Ericsson to supply blown fiber for New Zealand UFB network

Ericsson (NASDAQ: ERIC) has signed an agreement with Chorus, a telecommunications utility provider, to supply blown fiber-optic cable systems that will be part of the national program to deliver ultra-fast broadband services to New Zealanders.

Ericsson (NASDAQ: ERIC) has signed an agreement with Chorus, a telecommunications utility provider, to supply blown fiber-optic cable systems that will be part of the national program to deliver ultra-fast broadband services to New Zealanders.

This deal advances the New Zealand government’s ambition to deliver a national Ultra-Fast Broadband (UFB) network to three-quarters of the population by 2019, so that New Zealanders can experience vastly improved speeds than they typically do today. Chorus has been selected as one of the infrastructure companies to build the fiber-optic network, which is expected to support wide ranging social and economic growth initiatives for New Zealand.

Ericsson will supply components of its Ribbonet ABF system, which includes fiber cables, microduct, tools, and all related accessories.
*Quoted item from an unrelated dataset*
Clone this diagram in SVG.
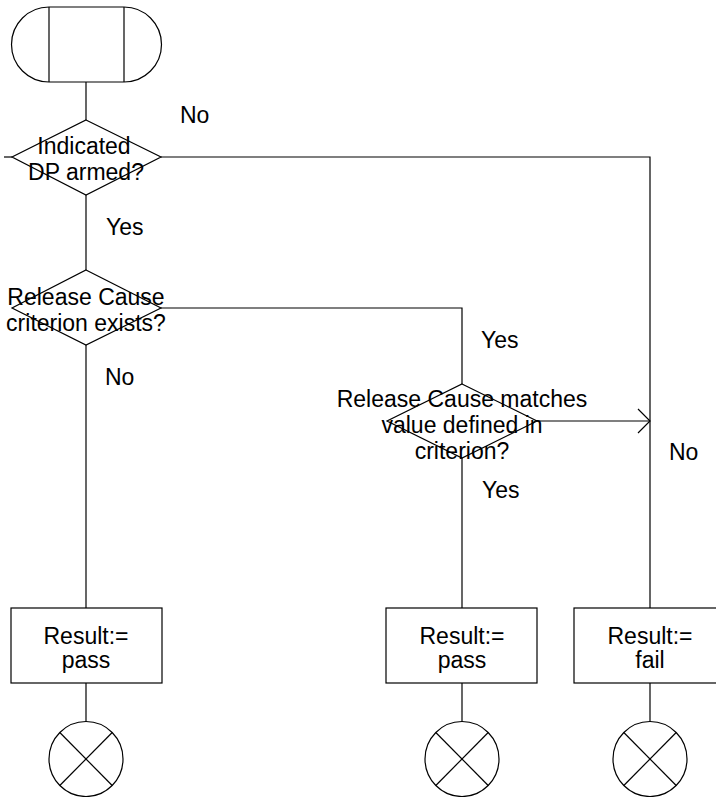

"We are at the start of the fiber journey, and it is critical we make the right infrastructure choices that will set us up for a successful future," said Chris Dyhrberg, general manager for network build at Chorus. "The agreement with Ericsson reinforces our commitment to using quality products to build our new fiber network and to working with suppliers that we can be confident will support us in delivering our commitments. This agreement is a significant part of making sure we get our fiber network build right, at the outset."

Alfred Ling, Head of Ericsson New Zealand, says this is a critical segment of one of the most important infrastructure projects yet undertaken in New Zealand. "Air-blown fiber is an extremely efficient system to install, allowing for incremental expansion without additional significant civil works. It cuts down deployment time when compared with traditional fiber installation methods."